The Ankr Protocol, Neuroth said, offers dApp developers “more control over the tools and services they use on a regular basis than the centrally-managed competitors do.” It also, he said, offers them an incentive to actively participate in Ankr DAO’s governance.
Another benefit for developers is the approach Ankr is taking to evolving token staking. Traditionally staking has taken three main forms with almost all protocols.

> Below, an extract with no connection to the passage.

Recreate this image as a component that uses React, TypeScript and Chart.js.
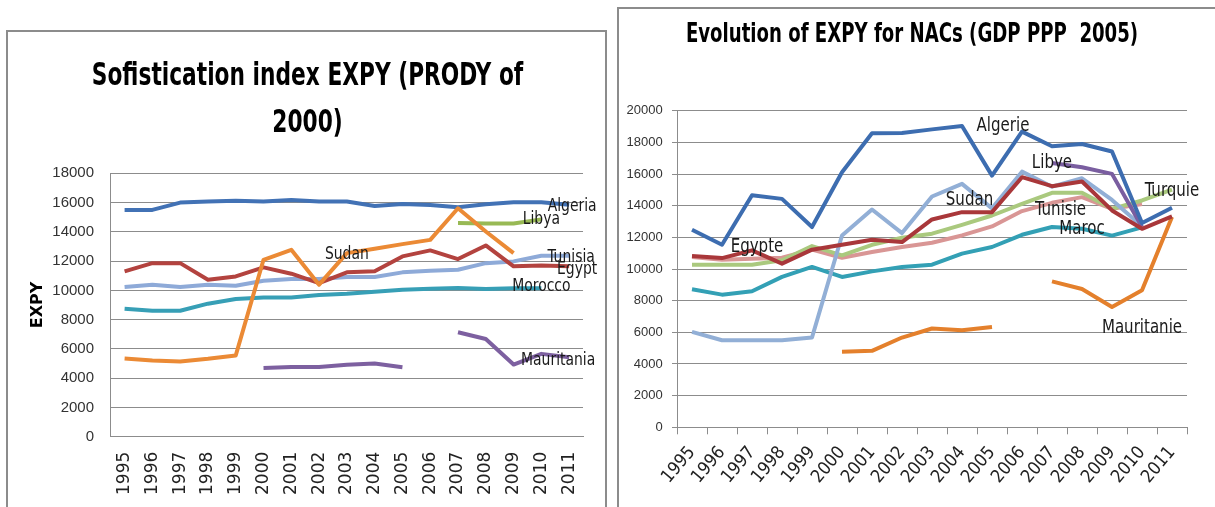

You can run your own validator, delegate to an existing validator, or deposit tokens with a service that delegates to an existing validator.
Ankr is adding a new option for staking, Neuroth said, “We are very excited to soon announce a new model of liquid staking-as-a-service that will combine Ankr’s liquid staking technology with a system of delegation that will encourage more and more stakers and validators to actively participate in the Ankr economy.” More details on this new staking approach will be forthcoming.
Risks to Ankr Reorganizing as a DAO
Given the high concentration of Ethereum Nodes controlled by Infura and Alchemy, what would prevent venture capital (VC) firms or competitors from purchasing large stakes of the Ankr tokens and ultimately having significant influence over the protocol?
“This is a vulnerability that every DAO faces,” Neuroth said. “We understand that implementing a decentralized system of control is a process that must involve education of token holders and a phased transfer of responsibilities to facilitate responsible and educated governance.
“In recognition of this reality, we will soon propose to the Ankr community a formal governance model involving token holders that will include limitations on how governance proposals can be made, a staggered release of governance power so that voting rights of users become stronger over time, and reasonable restrictions on the type of activities the DAO treasury will be authorized to execute.”
Ankr’s move appears to be directly community-focused, with the right types of incentives to encourage broad participation. Going up against well-funded, VC-backed competitors like Infura and Alchemy comes with significant challenges. It’s easy to see some advantages to the community approach to align ownership, usage and governance for the benefit of all stakeholders. It will be interesting to watch how Ankr evolves.